HLRP Method as a Tool for Optimizing Energy Solutions Options

Abstract

The HLRP method is combined with optimization techniques to determine the best combination of a tri-generation system composed of a hybrid fuel cell system and alternative energy sources such as wind and solar energy. Solar thermal and photovoltaic systems with short term storage are used in this study. A small commercial site in Southern Europe is investigated. The HLRP method is based on using the ratio of the thermal load to the required power as the scaling parameter to analyze a hybrid fuel cell based tri-generation system in terms of performance parameters. The performance parameters, energy utilization factor, carbon dioxide and exergy destruction per total energy load, are reported in a series of graphs. The HLRP analysis is based on ideal performance of the power producing devices and practical performance parameters of all heat transfer devices. The alternative energy systems included in this analysis include state-of-the art performance measures. The previous publications on the HLRP method have focused on its development with short examples that illustrate how it operates as an effective, initial screening tool and limited cost factors. In this paper the application of the HLRP method as an early screening tool to determine the general outline of an efficient, total energy solution is detailed.
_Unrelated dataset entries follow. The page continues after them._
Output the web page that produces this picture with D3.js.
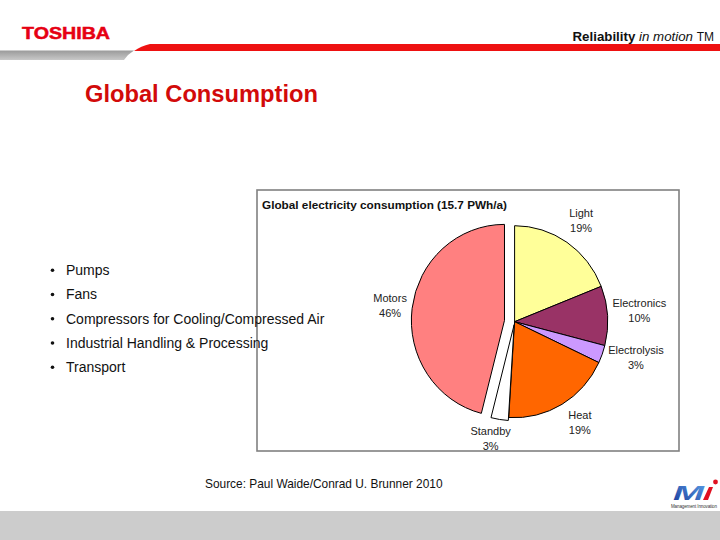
<!DOCTYPE html>
<html>
<head>
<meta charset="utf-8">
<script src="https://cdn.jsdelivr.net/npm/d3@7"></script>
<style>
  html, body { margin: 0; padding: 0; background: #fff; }
  svg { display: block; font-family: "Liberation Sans", Arial, sans-serif; }
</style>
</head>
<body>
<svg id="chart" width="720" height="540"></svg>
<script>
// ---- data ----
const categories = ["Light", "Electronics", "Electrolysis", "Heat", "Standby", "Motors"];
const shares = [19, 10, 3, 19, 3, 46];
const percentLabels = ["19%", "10%", "3%", "19%", "3%", "46%"];
const sliceColors = ["#FFFF99", "#993366", "#CC99FF", "#FF6600", "#FFFFFF", "#FF8080"];
const bulletItems = ["Pumps", "Fans", "Compressors for Cooling/Compressed Air", "Industrial Handling & Processing", "Transport"];
const chartTitle = "Global electricity consumption (15.7 PWh/a)";
const pageTitle = "Global Consumption";
const sourceText = "Source: Paul Waide/Conrad U. Brunner 2010";

// ---- layout (not data) ----
const explode = { Motors: 10.5, Standby: 3 };
const labelNudge = {
  Light: [0, -0.6], Electronics: [6.6, -3.2], Electrolysis: [10, -6],
  Heat: [5, -4.4], Standby: [-5, -6.5], Motors: [3, 0]
};

const svg = d3.select("#chart");
const defs = svg.append("defs");

// ---- header ----
svg.append("text").attr("x", 22).attr("y", 38.5)
  .attr("fill", "#e60012").attr("font-weight", 900).attr("font-size", 16.5)
  .attr("textLength", 88).attr("lengthAdjust", "spacingAndGlyphs")
  .attr("stroke", "#e60012").attr("stroke-width", 0.5)
  .text("TOSHIBA");

const gg = defs.append("linearGradient").attr("id", "grayBand").attr("x1", 0).attr("y1", 0).attr("x2", 0).attr("y2", 1);
gg.append("stop").attr("offset", 0).attr("stop-color", "#9a9a9a");
gg.append("stop").attr("offset", 1).attr("stop-color", "#c8c8c8");
svg.append("path").attr("d", "M0,50.5 L134,50.5 Q128,54 124,60 L0,60 Z").attr("fill", "url(#grayBand)");
svg.append("path").attr("d", "M150,44 L720,44 L720,51 L134,51 Q141,46 150,44 Z").attr("fill", "#ee1111");

const rt = svg.append("text").attr("x", 714).attr("y", 41).attr("text-anchor", "end")
  .attr("font-size", 13.3).attr("fill", "#111");
rt.append("tspan").attr("font-weight", "bold").text("Reliability ");
rt.append("tspan").attr("font-style", "italic").text("in motion ");
rt.append("tspan").attr("font-size", 12).text("TM");

svg.append("text").attr("x", 85).attr("y", 102)
  .attr("fill", "#d20a0a").attr("font-weight", "bold").attr("font-size", 23.7)
  .text(pageTitle);

// ---- chart box (transparent) ----
svg.append("rect").attr("x", 257).attr("y", 190).attr("width", 422).attr("height", 261)
  .attr("fill", "none").attr("stroke", "#808080").attr("stroke-width", 1.6);
svg.append("text").attr("x", 262).attr("y", 208.5).attr("font-size", 11.6).attr("font-weight", "bold")
  .attr("fill", "#111").attr("textLength", 245).attr("lengthAdjust", "spacingAndGlyphs").text(chartTitle);

// ---- bullets ----
const by = d3.scalePoint().domain(bulletItems).range([275, 372]);
const bl = svg.append("g").attr("font-size", 14).attr("fill", "#111");
bulletItems.forEach(t => {
  bl.append("circle").attr("cx", 52.5).attr("cy", by(t) - 4.7).attr("r", 1.8).attr("fill", "#111");
  bl.append("text").attr("x", 66).attr("y", by(t)).text(t);
});

// ---- pie ----
const cx = 514.6, cy = 321.7, R = 96, sx = 0.97;
const pie = d3.pie().sort(null).value((d, i) => shares[i]);
const arcs = pie(categories);
const arc = d3.arc().innerRadius(0).outerRadius(R);
const labelArc = d3.arc().innerRadius(122).outerRadius(122);

const pg = svg.append("g").attr("transform", `translate(${cx},${cy}) scale(${sx},1)`);
pg.selectAll("path").data(arcs).enter().append("path")
  .attr("transform", d => {
    const e = explode[d.data] || 0;
    const m = (d.startAngle + d.endAngle) / 2;
    return `translate(${e * Math.sin(m)},${-e * Math.cos(m)})`;
  })
  .attr("d", arc)
  .attr("fill", (d, i) => sliceColors[i])
  .attr("stroke", "#000").attr("stroke-width", 1).attr("vector-effect", "non-scaling-stroke");

const lg = svg.append("g").attr("font-size", 11).attr("fill", "#222").attr("text-anchor", "middle");
arcs.forEach((d, i) => {
  const c = labelArc.centroid(d);
  const e = explode[d.data] || 0;
  const m = (d.startAngle + d.endAngle) / 2;
  const n = labelNudge[d.data];
  const x = cx + sx * (c[0] + e * Math.sin(m)) + n[0];
  const y = cy + c[1] - e * Math.cos(m) + n[1];
  const t = lg.append("text").attr("x", x).attr("y", y - 3.5);
  t.append("tspan").attr("x", x).text(d.data);
  t.append("tspan").attr("x", x).attr("dy", 15).text(percentLabels[i]);
});

// ---- source ----
svg.append("text").attr("x", 205).attr("y", 488).attr("font-size", 11.9).attr("fill", "#111").text(sourceText);

// ---- footer ----
svg.append("rect").attr("x", 0).attr("y", 511).attr("width", 720).attr("height", 29).attr("fill", "#cccccc");

const bg = defs.append("linearGradient").attr("id", "blueLogo").attr("x1", 0).attr("y1", 1).attr("x2", 1).attr("y2", 0);
bg.append("stop").attr("offset", 0).attr("stop-color", "#1a3a9a");
bg.append("stop").attr("offset", 1).attr("stop-color", "#5aa0e8");
svg.append("text").attr("x", 673).attr("y", 500).attr("font-size", 20).attr("font-weight", 900)
  .attr("font-style", "italic").attr("fill", "url(#blueLogo)")
  .attr("textLength", 31).attr("lengthAdjust", "spacingAndGlyphs").text("M");
svg.append("path").attr("d", "M703,500 L708,500 L713,487 L709,487 Z").attr("fill", "#e01020");
svg.append("circle").attr("cx", 715.5).attr("cy", 482).attr("r", 2.4).attr("fill", "#e01020");
svg.append("text").attr("x", 671).attr("y", 508).attr("font-size", 4.5).attr("fill", "#333")
  .attr("textLength", 46).text("Management Innovation");
</script>
</body>
</html>
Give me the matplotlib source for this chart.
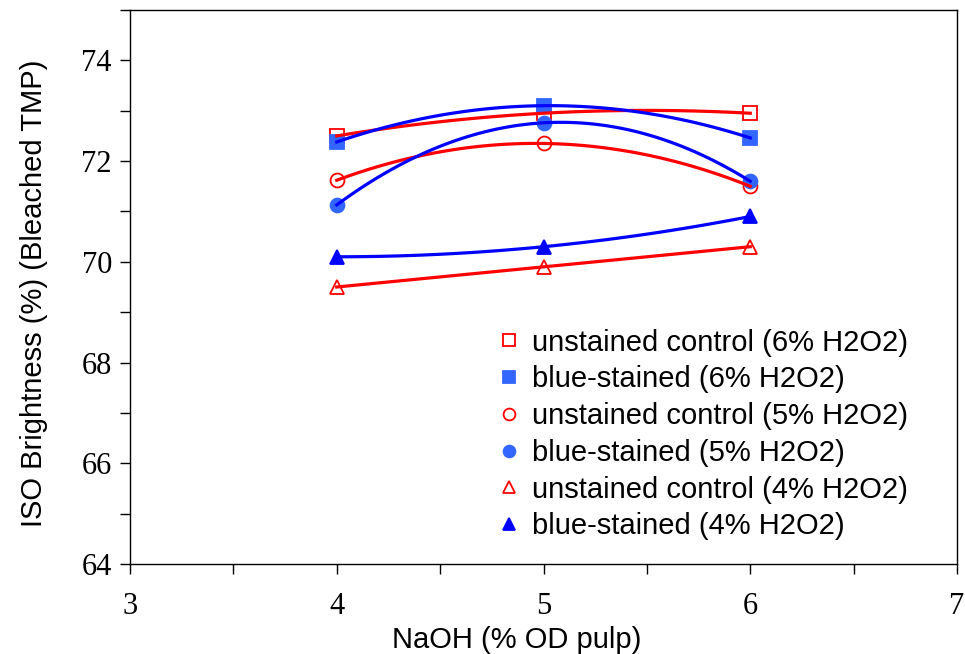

The tool will be used to compare different solutions based on the fuel consumption (energy utilization factor), carbon dioxide production, exergy destruction and costs. The tradeoffs of reducing costs or increasing carbon dioxide production are illustrated. The solutions are based on a process using regression curves of the generalized graphs. The correlation coefficient for these regression relationships is greater than 0.996. In addition, refinement of the HLRP technique that reports carbon dioxide production and exergy destruction in terms of total energy rather than thermal loads has been adopted. Combining the generalized performance of the fuel consuming components with renewable energy sources leads to a solution based on balancing cost, minimizing fuel consumption or carbon dioxide production.